* [Record excerpts]:
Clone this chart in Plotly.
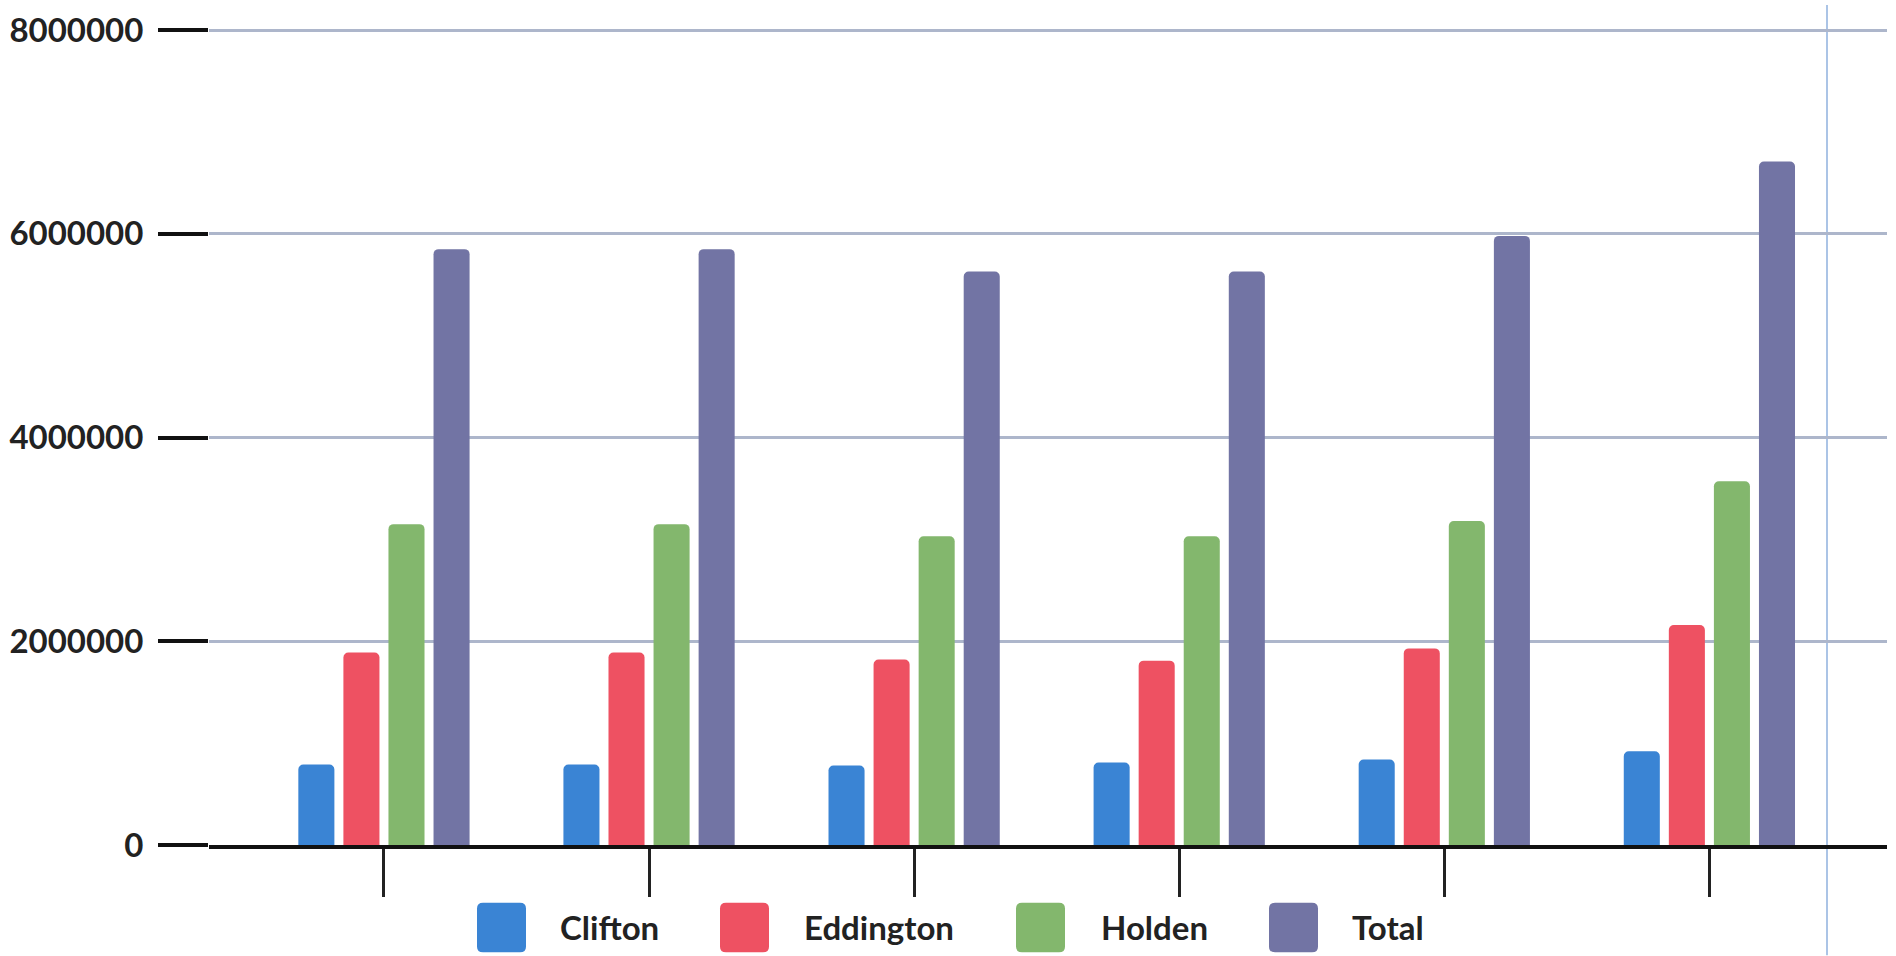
import plotly.graph_objects as go

# ---- data ----
categories = ["1", "2", "3", "4", "5", "6"]
series_names = ["Clifton", "Eddington", "Holden", "Total"]
clifton = [790000, 790000, 780000, 810000, 840000, 920000]
eddington = [1890000, 1890000, 1820000, 1810000, 1930000, 2160000]
holden = [3150000, 3150000, 3030000, 3030000, 3180000, 3570000]
total = [5850000, 5850000, 5630000, 5630000, 5980000, 6710000]
y_tick_values = [0, 2000000, 4000000, 6000000, 8000000]
y_tick_labels = ["0", "2000000", "4000000", "6000000", "8000000"]

colors = ["#3A84D4", "#EE5162", "#83B76D", "#7274A4"]
series_values = [clifton, eddington, holden, total]

W, H = 1896, 956
ML, MR, MT, MB = 209, 9, 18, 111
PW, PH = W - ML - MR, H - MT - MB
FONT = "Lato"

fig = go.Figure()
for name, vals, col in zip(series_names, series_values, colors):
    fig.add_trace(go.Bar(
        name=name, x=categories, y=vals,
        marker=dict(color=col, line=dict(width=0), cornerradius=5),
        showlegend=False,
    ))


def px_x(p):
    return (p - ML) / PW


def px_y(p):
    return (H - MB - p) / PH


shapes = []
annotations = []

# custom legend with large rounded squares
legend_square_left = [477, 720, 1016, 1269]
legend_text_left = [558, 802, 1099, 1350]
sq_w, sq_h, r = 49, 50, 6
sq_top = 903
for name, col, sx, tx in zip(series_names, colors, legend_square_left, legend_text_left):
    x0, x1 = sx, sx + sq_w
    y0, y1 = sq_top, sq_top + sq_h
    pts = [
        (x0 + r, y0), (x1 - r, y0), ("Q", x1, y0, x1, y0 + r), (x1, y1 - r),
        ("Q", x1, y1, x1 - r, y1), (x0 + r, y1), ("Q", x0, y1, x0, y1 - r),
        (x0, y0 + r), ("Q", x0, y0, x0 + r, y0),
    ]
    path = ""
    for i, p in enumerate(pts):
        if p[0] == "Q":
            path += f" Q{px_x(p[1])},{px_y(p[2])} {px_x(p[3])},{px_y(p[4])}"
        else:
            path += (" M" if i == 0 else " L") + f"{px_x(p[0])},{px_y(p[1])}"
    path += " Z"
    shapes.append(dict(type="path", xref="paper", yref="paper", path=path,
                       fillcolor=col, line=dict(width=0), layer="above"))
    annotations.append(dict(
        text=f"<b>{name}</b>", xref="paper", yref="paper",
        x=px_x(tx), y=px_y(sq_top + sq_h / 2), xanchor="left", yanchor="middle",
        showarrow=False, font=dict(family=FONT, size=33, color="#222222"),
    ))

# thin light-blue vertical page line at the right
shapes.append(dict(type="line", xref="paper", yref="paper",
                   x0=px_x(1827), x1=px_x(1827), y0=px_y(H), y1=px_y(0),
                   line=dict(color="#8FB0DE", width=1.5), layer="below"))

fig.update_layout(
    width=W, height=H, autosize=False,
    margin=dict(l=ML, r=MR, t=MT, b=MB, pad=0),
    paper_bgcolor="white", plot_bgcolor="white",
    barmode="group", bargap=0.32, bargroupgap=0.2,
    font=dict(family=FONT, color="#222222"),
    shapes=shapes, annotations=annotations,
    showlegend=False,
)
fig.update_xaxes(
    type="category", range=[-0.66, 5.67],
    showticklabels=False, showgrid=False, zeroline=False,
    showline=True, linecolor="#111111", linewidth=4,
    ticks="outside", ticklen=48, tickwidth=3, tickcolor="#222222",
)
fig.update_yaxes(
    range=[0, 8070000], tickvals=y_tick_values, ticktext=y_tick_labels,
    showgrid=True, gridcolor="#ADB6CB", gridwidth=2.5,
    zeroline=False, showline=False,
    ticks="outside", ticklen=50, tickwidth=4, tickcolor="#111111",
    ticklabelstandoff=8,
    tickfont=dict(family=FONT, size=33, color="#222222", weight="bold"),
)

fig.write_html(
    "out.html",
    config={"displayModeBar": False},
    post_script="document.body.style.margin='0';document.body.style.overflow='hidden';",
)
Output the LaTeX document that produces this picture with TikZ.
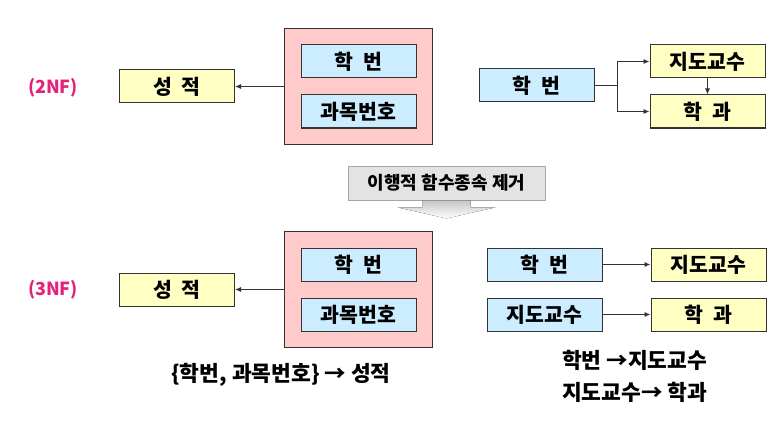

* [Exercise details]: Begin at the first line of the records and please reproduce every line exactly through the one containing "annotations = []", leaving all pictures out.

* [Complete answer]:
Clone this chart in Plotly.
import plotly.graph_objects as go

# ---- data ----
categories = ["1", "2", "3", "4", "5", "6"]
series_names = ["Clifton", "Eddington", "Holden", "Total"]
clifton = [790000, 790000, 780000, 810000, 840000, 920000]
eddington = [1890000, 1890000, 1820000, 1810000, 1930000, 2160000]
holden = [3150000, 3150000, 3030000, 3030000, 3180000, 3570000]
total = [5850000, 5850000, 5630000, 5630000, 5980000, 6710000]
y_tick_values = [0, 2000000, 4000000, 6000000, 8000000]
y_tick_labels = ["0", "2000000", "4000000", "6000000", "8000000"]

colors = ["#3A84D4", "#EE5162", "#83B76D", "#7274A4"]
series_values = [clifton, eddington, holden, total]

W, H = 1896, 956
ML, MR, MT, MB = 209, 9, 18, 111
PW, PH = W - ML - MR, H - MT - MB
FONT = "Lato"

fig = go.Figure()
for name, vals, col in zip(series_names, series_values, colors):
    fig.add_trace(go.Bar(
        name=name, x=categories, y=vals,
        marker=dict(color=col, line=dict(width=0), cornerradius=5),
        showlegend=False,
    ))


def px_x(p):
    return (p - ML) / PW


def px_y(p):
    return (H - MB - p) / PH


shapes = []
annotations = []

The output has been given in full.